Some speculated that the mooted changes may be down to the ongoing spat between Ingenious and HMRC but others warned that if EIS is “decimated,” it would result in drops to the volume and value of UK independent productions and some international films moving elsewhere.

In a letter to Chancellor Philip Hammond, film executives Paul Brett (The King’s Speech) and John Fields cautioned of the “potentially devastating effects” revisions of EIS rules could have on Britain’s film and television sector.

Alice De Sousa (A Street Cat Named Bob), CEO of Galleon Films, referred to the “annihilating impact” changes would have on independent British films in particular.

’Abuse free tax scheme’

EIS expert Dave Morrison, partner at accountancy firm Nyman Libson Paul, pointed out that HMRC has been “particularly difficult” in dealing with film and TV EIS ‘advance assurances’ over the last 18 months.

“It (EIS) is a pretty abuse free scheme. You can’t scale it and you can’t gear in the way that used to be done with Section 48 (tax relief),” commented Loving Vincent producer Ivan Mactaggart, partner at Trademark Films.

“If it is being used in ways that Treasury don’t like, my hope is that they will find a way to adjust the rules to allow appropriate and genuine promotion of film EIS to continue. It would make no sense to throw an entire sector - a sector very important to the UK economy and that is doing well - out of that particular enterprise mechanism wholesale, because of a specific and limited number of schemes that don’t work in a way Revenue and Customs would prefer.”

Early days

Adrian Wootton, chief executive of Film London and the British Film Commission, cautioned that it is still too early to say whether EIS eligibility rules will be changed.

“What we are all concerned about is the law of unintended consequences,” Wootton said. “I don’t think this consultation is in any way aimed pejoratively at the film and television industries.”

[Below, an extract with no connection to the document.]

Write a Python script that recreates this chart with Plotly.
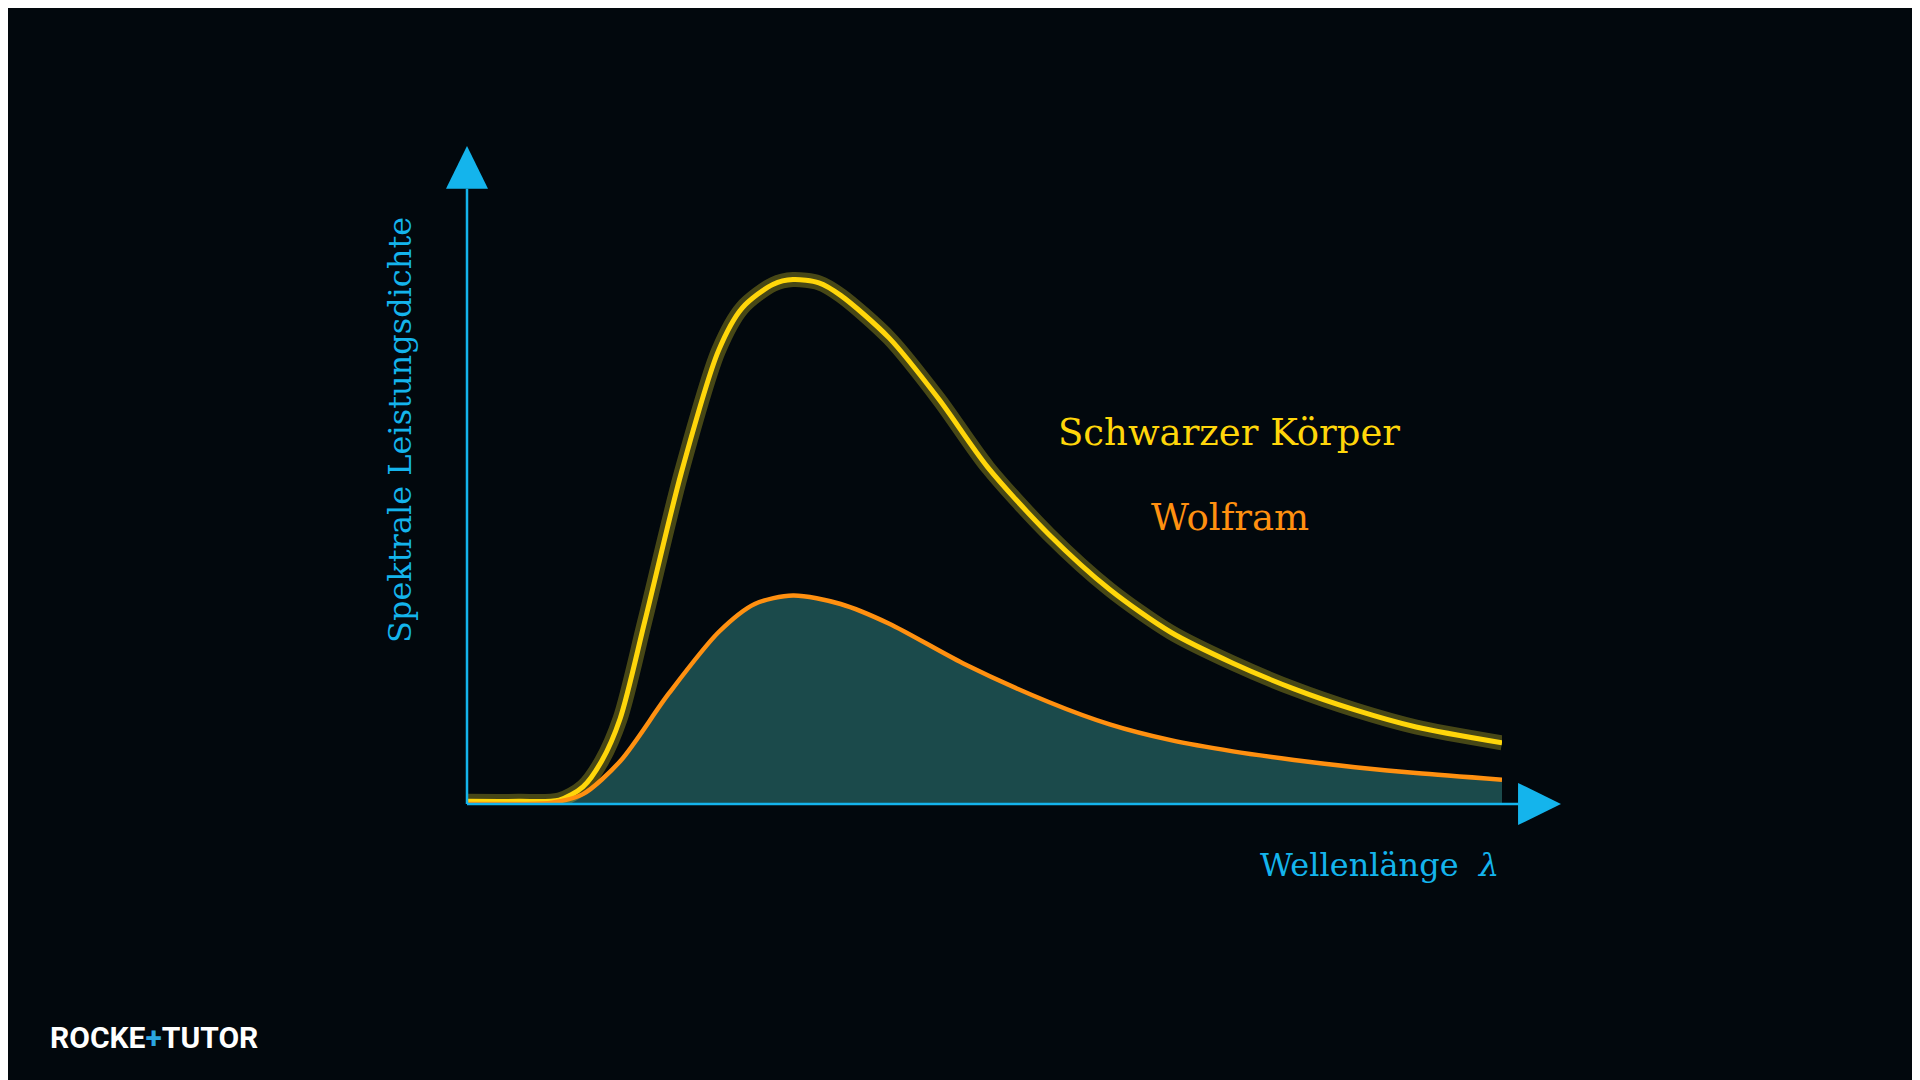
import plotly.graph_objects as go

# data (wavelength and power density in arbitrary units 0..100)
bb_x = [0, 5.0, 8.9, 11.2, 13.0, 14.8, 17.2, 20.7, 24.3, 26.6, 29.6, 31.5, 34.0, 36.1,
        40.8, 45.6, 50.3, 56.2, 62.1, 68.0, 74.0, 79.9, 85.8, 91.7, 100]
bb_y = [0.4, 0.4, 0.6, 2.6, 6.5, 13.0, 27.9, 50.3, 68.9, 75.4, 79.0, 79.7, 79.2, 77.3,
        70.8, 61.5, 51.2, 41.0, 32.6, 26.1, 21.4, 17.5, 14.3, 11.7, 9.3]
w_x = [0, 5.0, 8.2, 11.2, 14.8, 19.5, 24.3, 27.8, 31.5, 36.1, 40.8, 47.9, 56.2, 62.1,
       68.0, 74.0, 79.9, 85.8, 91.7, 100]
w_y = [0, 0, 0.2, 1.5, 6.5, 16.8, 26.1, 30.4, 31.7, 30.4, 27.4, 21.4, 15.5, 12.1,
       9.7, 8.0, 6.7, 5.6, 4.7, 3.7]

BG = "#02080d"
BLUE = "#14b4ec"
YELLOW = "#ffd60a"
ORANGE = "#ff9010"
SERIF = "DejaVu Serif"

fig = go.Figure()

# teal area under the tungsten curve
fig.add_trace(go.Scatter(x=w_x, y=w_y, mode="lines",
                         line=dict(width=0, shape="spline", smoothing=0.8),
                         fill="tozeroy", fillcolor="#1b4a4b", hoverinfo="skip",
                         showlegend=False))
# glow of black body curve
fig.add_trace(go.Scatter(x=bb_x, y=bb_y, mode="lines",
                         line=dict(color="rgba(200,190,40,0.35)", width=15,
                                   shape="spline", smoothing=0.8),
                         showlegend=False, cliponaxis=False))
fig.add_trace(go.Scatter(x=bb_x, y=bb_y, mode="lines", name="Schwarzer Körper",
                         line=dict(color=YELLOW, width=5, shape="spline", smoothing=0.8),
                         showlegend=False, cliponaxis=False))
fig.add_trace(go.Scatter(x=w_x, y=w_y, mode="lines", name="Wolfram",
                         line=dict(color=ORANGE, width=4.5, shape="spline", smoothing=0.8),
                         showlegend=False, cliponaxis=False))

# axes with arrows
fig.add_shape(type="line", xref="paper", yref="paper", x0=0, x1=1.016, y0=0, y1=0,
              line=dict(color=BLUE, width=2.5))
fig.add_shape(type="line", xref="paper", yref="paper", x0=0, x1=0, y0=0, y1=0.935,
              line=dict(color=BLUE, width=2.5))
fig.add_shape(type="path", xref="paper", yref="paper",
              path="M -0.0203,0.935 L 0.0203,0.935 L 0,1.0 Z",
              fillcolor=BLUE, line=dict(width=0))
fig.add_shape(type="path", xref="paper", yref="paper",
              path="M 1.0155,-0.032 L 1.0155,0.032 L 1.057,0 Z",
              fillcolor=BLUE, line=dict(width=0))

fig.add_annotation(text="Schwarzer Körper", xref="paper", yref="paper",
                   x=(1221 - 459) / 1035, y=(796 - 424) / 658, showarrow=False,
                   xanchor="center", yanchor="middle",
                   font=dict(family=SERIF, size=37, color=YELLOW))
fig.add_annotation(text="Wolfram", xref="paper", yref="paper",
                   x=(1222 - 459) / 1035, y=(796 - 509) / 658, showarrow=False,
                   xanchor="center", yanchor="middle",
                   font=dict(family=SERIF, size=37, color=ORANGE))
fig.add_annotation(text="Wellenlänge  <i>λ</i>", xref="paper", yref="paper",
                   x=(1493 - 459) / 1035, y=(796 - 857) / 658, xanchor="right",
                   yanchor="middle", showarrow=False,
                   font=dict(family=SERIF, size=32, color=BLUE))
fig.add_annotation(text="Spektrale Leistungsdichte", xref="paper", yref="paper",
                   x=(392 - 459) / 1035, y=(796 - 422) / 658, textangle=-90,
                   xanchor="center", yanchor="middle",
                   showarrow=False, font=dict(family=SERIF, size=32, color=BLUE))
fig.add_annotation(text="ROCKE<span style='color:#2aa6e2'>+</span>TUTOR",
                   xref="paper", yref="paper", x=(40 - 459) / 1035, y=(796 - 1029) / 658,
                   xanchor="left", yanchor="middle", showarrow=False,
                   font=dict(family="Roboto", size=30, color="white", weight="bold"))

fig.update_layout(
    width=1920, height=1080,
    paper_bgcolor=BG, plot_bgcolor=BG,
    margin=dict(l=459, r=426, t=138, b=284),
    xaxis=dict(range=[0, 100], visible=False),
    yaxis=dict(range=[0, 100], visible=False),
)

fig.write_html("out.html")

However, Wootton acknowledged that any changes to EIS qualifying rules would have “a very damaging effect on film and independent television production in the UK.”

EIS, Wootton continued, is “almost the only allowable mechanism for getting private finance into independent features films that isn’t coming from distribution, conventional private equity or public and broadcast subsidy.”

The Film London boss predicted that big US studio productions and high-end TV dramas wouldn’t be adversely affected - but said that the independent sector would be bound to suffer. “The last thing we want at the moment is for an appropriate funding avenue to be cut off for independent film.”

Film London-backed title The Hungry, a recent premiere at TIFF, is just one of many recent features dependent on EIS for some of their budget.

What is EIS?

The Enterprise Investment Scheme was launched in 1994 to encourage investments in small, unquoted companies, with financiers eligible for tax breaks in return for investment. Part of the idea behind EIS was to spark entrepreneurial activity.

The scheme is popular both in the UK film and TV sectors. Ingenious’s EIS Fund Shelley Media, for example, has backed such films as Mr Turner, Brooklyn and Carol. A 2017 media brochure for the company claimed that Shelley Media alone had raised more than £350m since its launch in 2010.

In 2016, HM Revenue and Customs revealed that more than £1.6bn was pumped into all EIS schemes in the 2014-2015 tax year. In the 2015-16 tax year, EIS and SEIS together contributed some £1.8bn in investment for start-ups and small and medium sized enterprises. Over the years, schemes have been used for everything from pub renovations and (until rules were changed) renewable energy.